CHAPTER LVI.
_WINGFOLD AND BARBARA_.
Barbara went yet oftener to Mr. and Mrs. Wingfold. By this time, through
Simon Armour, they knew something about Richard, but none of them all
felt at liberty to talk about him.
Barbara had now a better guide in her reading than Richard. True reader
as he had been, Wingfold's acquaintance both with literature and its
history, that is, its relation to the development of the people, was as
much beyond the younger man's as it ought to be. What in Barbara Richard
had begun well, Wingfold was carrying on better.
With his help she was now studying, to no little advantage, more than one
subject connected with the main interest common to her and Richard: and
she thought constantly of what Richard would say, and how she would
answer him. Hence, naturally, she had the more questions to put to her
tutor. Now Wingfold had passed through all Richard's phases, and through
some that were only now beginning to show in him; therefore he was well
prepared to help her--although there was this difference between the
early moral conditions of the two men, that Wingfold had been prejudiced
in favour of much that he found it impossible to hold, whereas Richard
had been prejudiced against much that ought to be cast away.
Richard suffered not a little at times from his enforced silence: what
might not happen because he must not speak? But hearing nothing
discouraging from his grandfather, he comforted himself in hope. He knew
that in him he had a strong ally, and that Barbara loved the hot-hearted
blacksmith, recognizing in him a more genuine breeding, as well as a far
greater capacity, than in either sir Wilton or her father. He toiled on
doing his duty, and receiving in himself the reward of the same, with
further reward ever at the door. For there is no juster law than the
word, "To him that hath shall be given."
"Why do I never see you on Miss Brown?" asked Wingfold one day of
Barbara.
"For a reason I think I ought not to tell you."
"Then don't tell me," returned the parson.

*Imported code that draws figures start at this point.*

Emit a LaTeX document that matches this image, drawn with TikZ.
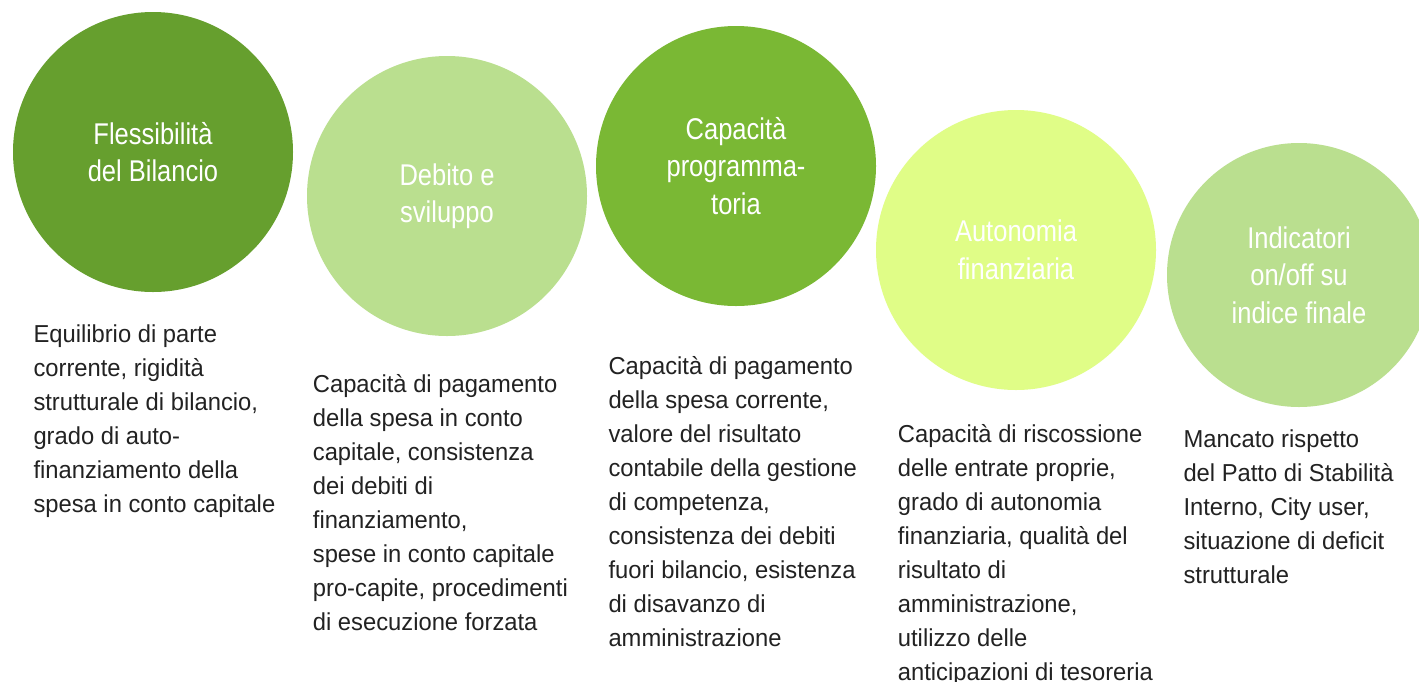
\documentclass[tikz,border=0pt]{standalone}
\usepackage{fontspec}
\setmainfont{Liberation Sans}
\newfontfamily\titlefont[FakeStretch=0.85]{Liberation Sans}
\newfontfamily\bodyfont[FakeStretch=0.97]{Liberation Sans}
\definecolor{cDark}{HTML}{669F2E}
\definecolor{cLight}{HTML}{BADF8F}
\definecolor{cMid}{HTML}{7AB834}
\definecolor{cYellow}{HTML}{E0FD87}
\definecolor{bodygray}{HTML}{222222}
\begin{document}
\begin{tikzpicture}[x=1pt,y=-1pt,
  bubble/.style={circle, inner sep=0pt, minimum size=280pt, text=white, align=center,
    font={\titlefont\fontsize{30}{37.5}\selectfont}},
  desc/.style={anchor=north west, inner sep=0pt, align=left, text=bodygray,
    font={\bodyfont\fontsize{24.5}{34}\selectfont}}]
\useasboundingbox (0,0) rectangle (1419,681);
\clip (0,0) rectangle (1419,681);
\fill[white] (0,0) rectangle (1419,681);

\node[bubble, fill=cDark] (c1) at (153,152) {Flessibilità\\del Bilancio};
\node[bubble, fill=cLight] (c2) at (447,196) {Debito e\\sviluppo};
\node[bubble, fill=cMid] (c3) at (736,166) {Capacità\\programma-\\toria};
\node[bubble, fill=cYellow] (c4) at (1016,250) {Autonomia\\finanziaria};
\node[bubble, fill=cLight, minimum size=264pt] (c5) at (1299,275) {Indicatori\\on/off su\\indice finale};

\node[desc] (t1) at (33.3,324.8) {Equilibrio di parte\\corrente, rigidità\\strutturale di bilancio,\\grado di auto-\\finanziamento della\\spesa in conto capitale};
\node[desc] (t2) at (312.7,374.2) {Capacità di pagamento\\della spesa in conto\\capitale, consistenza\\dei debiti di\\finanziamento,\\spese in conto capitale\\pro-capite, procedimenti\\di esecuzione forzata};
\node[desc] (t3) at (608.3,355.8) {Capacità di pagamento\\della spesa corrente,\\valore del risultato\\contabile della gestione\\di competenza,\\consistenza dei debiti\\fuori bilancio, esistenza\\di disavanzo di\\amministrazione};
\node[desc] (t4) at (897.7,424.2) {Capacità di riscossione\\delle entrate proprie,\\grado di autonomia\\finanziaria, qualità del\\risultato di\\amministrazione,\\utilizzo delle\\anticipazioni di tesoreria};
\node[desc] (t5) at (1183.3,429.2) {Mancato rispetto\\del Patto di Stabilità\\Interno, City user,\\situazione di deficit\\strutturale};
\end{tikzpicture}
\end{document}
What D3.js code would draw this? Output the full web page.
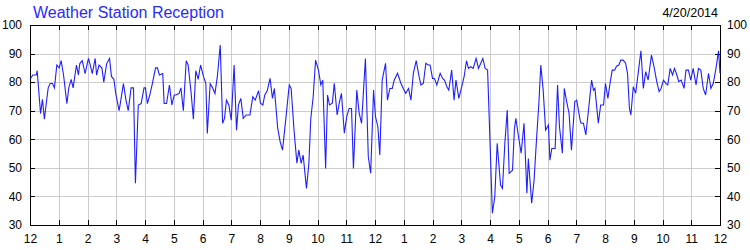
<!DOCTYPE html>
<html>
<head>
<meta charset="utf-8">
<script src="https://cdn.jsdelivr.net/npm/d3@7"></script>
<style>
  body { margin: 0; background: #fff; }
  svg { display: block; font-family: "Liberation Sans", Arial, sans-serif; }
  .axis text { font-size: 12px; fill: #000; }
  .axis path, .axis line { stroke: #000; shape-rendering: crispEdges; }
  .grid line { stroke: #cccccc; shape-rendering: crispEdges; }
  .grid path { display: none; }
</style>
</head>
<body>
<svg id="chart"></svg>
<script>
// signal readings: minutes after midnight and reception value
let minutes = [
  0, 6, 13, 15, 22, 26, 30, 35, 38, 42, 47, 51, 56, 61, 65, 70, 77, 81, 86, 90,
  97, 101, 104, 109, 115, 122, 125, 130, 136, 139, 144, 150, 154, 160, 166, 170, 175, 179, 186, 195,
  200, 205, 211, 216, 220, 226, 232, 238, 241, 245, 250, 256, 262, 266, 270, 277, 280, 285, 291, 296,
  301, 304, 311, 315, 320, 326, 330, 336, 341, 346, 351, 356, 362, 367, 370, 376, 381, 386, 391, 397,
  402, 406, 410, 415, 420, 426, 431, 435, 440, 445, 451, 459, 465, 470, 477, 481, 486, 490, 495, 501,
  506, 510, 517, 522, 527, 534, 541, 545, 551, 557, 561, 566, 570, 577, 582, 586, 591, 596, 602, 607,
  611, 617, 621, 625, 631, 635, 641, 646, 650, 656, 661, 666, 671, 675, 682, 687, 692, 700, 706, 711,
  717, 721, 726, 730, 735, 742, 746, 751, 756, 760, 767, 774, 779, 784, 790, 795, 800, 806, 812, 816,
  821, 826, 831, 835, 840, 844, 849, 856, 861, 865, 870, 874, 880, 885, 889, 895, 901, 906, 911, 915,
  920, 925, 931, 936, 945, 950, 955, 965, 970, 975, 982, 986, 991, 996, 1000, 1007, 1011, 1014, 1019, 1025,
  1031, 1037, 1040, 1047, 1052, 1057, 1062, 1066, 1071, 1076, 1082, 1085, 1089, 1096, 1101, 1105, 1111, 1115, 1120, 1125,
  1130, 1137, 1141, 1148, 1150, 1155, 1160, 1167, 1172, 1176, 1179, 1186, 1191, 1197, 1201, 1206, 1210, 1215, 1220, 1224,
  1229, 1233, 1238, 1243, 1247, 1251, 1254, 1259, 1264, 1270, 1275, 1280, 1285, 1290, 1297, 1303, 1308, 1313, 1317, 1322,
  1327, 1331, 1336, 1341, 1345, 1350, 1354, 1359, 1365, 1369, 1374, 1379, 1384, 1390, 1395, 1400, 1405, 1410, 1416, 1421,
  1426, 1431, 1437, 1440
];
let signal = [
  81, 82.5, 82.5, 84, 69, 74, 67, 74, 78, 79.5, 79.5, 78, 86, 85, 87.5, 82.5, 72.5, 78, 81, 78,
  86, 82.5, 86.5, 87.5, 83, 88.3, 86.5, 83, 88.3, 82.5, 86, 85, 80, 86.5, 88.3, 82, 81, 76, 70, 79.5,
  74, 70, 78, 78, 44.6, 72, 72.5, 78, 78, 72.5, 75.5, 80, 85, 85, 82.5, 83, 72.5, 72.5, 79, 72,
  75.5, 75.5, 76, 78, 70, 87.5, 86, 76.7, 67, 84, 81, 86, 82, 79.5, 62, 79.5, 78, 76, 82, 93,
  65.6, 67.3, 73.7, 72, 66.7, 86, 63.2, 72, 74.3, 67.3, 68.5, 68.5, 74.9, 73.7, 77, 72.6, 72, 75.5, 77, 81.3,
  74.3, 77.8, 63.8, 59.2, 56.2, 67.3, 79, 77.8, 63.2, 51.6, 56.2, 51.6, 54.5, 42.8, 51.6, 67.3, 74.9, 87.7, 84.2, 79,
  80.7, 49.8, 75.5, 72, 72.6, 79.6, 68.5, 73.2, 76.1, 62.1, 67.9, 70.8, 70.8, 49.8, 77.2, 69.1, 65.6, 88.3, 53.9, 48.1,
  77.2, 67.9, 64.4, 54.5, 80.7, 86.6, 73.7, 77.8, 77.8, 80.7, 83.1, 79.6, 77.8, 76.1, 77.8, 73.7, 83.1, 87.5, 81.9, 79,
  79.6, 86.6, 86, 86, 81.3, 81.3, 79, 83.1, 81.3, 80.7, 78.4, 77.2, 84.2, 73.7, 80.7, 74.3, 78.4, 81.9, 87.5, 84.8,
  85.4, 84.8, 88.3, 84.8, 88.3, 84.8, 84.2, 34.1, 39.9, 58.6, 44, 42.8, 58.6, 70.2, 48.1, 49.2, 63.8, 67.3, 61.5, 55.1,
  65.6, 41.1, 53.3, 37.6, 45.7, 59.7, 72.6, 86, 77.2, 63.2, 65, 52.7, 56.8, 56.8, 79, 64.4, 55.1, 77.8, 73.2, 69.1,
  56.2, 73.2, 73.7, 66.7, 65.6, 65.6, 61.5, 72.6, 80.7, 77.2, 77.8, 65.6, 72, 72, 79.6, 74.3, 79, 84.2, 84.2, 85.6,
  86, 87.7, 87.7, 86.6, 83.1, 70.8, 68.5, 78.4, 76.1, 84.2, 91, 77.8, 83.7, 80.7, 89.5, 84.8, 80.2, 76.7, 77.8, 80.7,
  79.6, 79, 84.8, 82.5, 84.8, 82.5, 80.2, 80.7, 77.8, 84.2, 84.2, 80.7, 84.8, 79, 84.8, 84.2, 77.8, 75.5, 83.1, 77.8,
  79.6, 84.2, 91, 83.1
];
let hourLabels = [12, 1, 2, 3, 4, 5, 6, 7, 8, 9, 10, 11, 12, 1, 2, 3, 4, 5, 6, 7, 8, 9, 10, 11, 12];
let yTicks = [30, 40, 50, 60, 70, 80, 90, 100];
let title = 'Weather Station Reception';
let dateLabel = '4/20/2014';

const W = 750, H = 250;
const margin = {top: 25, right: 30, bottom: 25, left: 30};
const w = W - margin.left - margin.right;
const h = H - margin.top - margin.bottom;

const svg = d3.select('#chart').attr('width', W).attr('height', H);
const g = svg.append('g').attr('transform', `translate(${margin.left},${margin.top})`);

const hours = hourLabels.map((d, i) => i);
const x = d3.scaleLinear().domain([0, 24]).range([0, w]);
const y = d3.scaleLinear().domain([30, 100]).range([h, 0]);

// grid
g.append('g').attr('class', 'grid')
  .call(d3.axisBottom(x).tickValues(hours).tickSize(h).tickFormat(''));
g.append('g').attr('class', 'grid')
  .call(d3.axisLeft(y).tickValues(yTicks).tickSize(-w).tickFormat(''));

// axes, ticks pointing inward
g.append('g').attr('class', 'axis')
  .call(d3.axisTop(x).tickValues(hours).tickSizeInner(-5).tickSizeOuter(0).tickFormat(''));
g.append('g').attr('class', 'axis')
  .attr('transform', `translate(0,${h})`)
  .call(d3.axisBottom(x).tickValues(hours).tickSizeInner(-5).tickSizeOuter(0)
    .tickPadding(9).tickFormat((d, i) => hourLabels[i]));
g.append('g').attr('class', 'axis')
  .call(d3.axisLeft(y).tickValues(yTicks).tickSizeInner(-5).tickSizeOuter(0).tickPadding(8));
g.append('g').attr('class', 'axis')
  .attr('transform', `translate(${w},0)`)
  .call(d3.axisRight(y).tickValues(yTicks).tickSizeInner(-5).tickSizeOuter(0).tickPadding(7));

// series
const pts = minutes.map((m, i) => [m / 60, signal[i]]);
g.append('path')
  .datum(pts)
  .attr('fill', 'none')
  .attr('stroke', '#1f1fff')
  .attr('stroke-width', 1.1)
  .attr('d', d3.line().x(d => x(d[0])).y(d => y(d[1])));

// headings
svg.append('text')
  .attr('x', 33).attr('y', 18)
  .attr('font-size', 16).attr('fill', '#2a2aff')
  .text(title);
svg.append('text')
  .attr('x', 718).attr('y', 17)
  .attr('text-anchor', 'end')
  .attr('font-size', 12.5).attr('fill', '#000')
  .text(dateLabel);
</script>
</body>
</html>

But by a mixture of instinctive induction, and involuntary intuition, he
saw into the piece of domestic tyranny, and did what he could to make up
for it, by taking her every now and then a long walk or drive with his
wife and their little boy. He gave her strong hopeful things to read--and
in the search after such was driven to remark how little of the hopeful
there is in the English, or in any other language. The song of hope is
indeed written in men's hearts, but few sing it. Yet it is of all songs
the sorest-needed of struggling men.
Heart and brain, Wingfold was full of both humour and pathos. In their
walks and drives, many a serious subject would give occasion to the
former, and many a merry one to the latter. Sometimes he would take a
nursery-rime for his theme, and expatiate upon it so, that at one instant
Barbara would burst into the gayest laughter, and the next have to
restrain her tears. Rarely would Wingfold enter a sick-chamber,
especially that of a cottage, with a long face and a sermon in his soul;
almost always he walked lightly in, with a cheerful look, and not seldom
an odd story on his tongue, well pleased when he could make the sufferer
laugh--better pleased sometimes when he had made him sorry. He did not
find those that laughed the readiest the hardest to make sorry. He moved
his people by infecting their hearts with the feeling in his own.
Having now for many years cared only for the will of God, he was full of
joy. For the will of the Father is the root of all his children's
gladness, of all their laughter and merriment. The child that loves the
will of the Father, is at the heart of things; his will is _with_ the
motion of the eternal wheels; the eyes of all those wheels are opened
upon him, and he knows whence he came. Happy and fearless and hopeful, he
knows himself the child of him from whom he came, and his peace and joy
break out in light. He rises and shines. Bliss creative and energetic
there is none other, on earth or in heaven, than the will of the Father.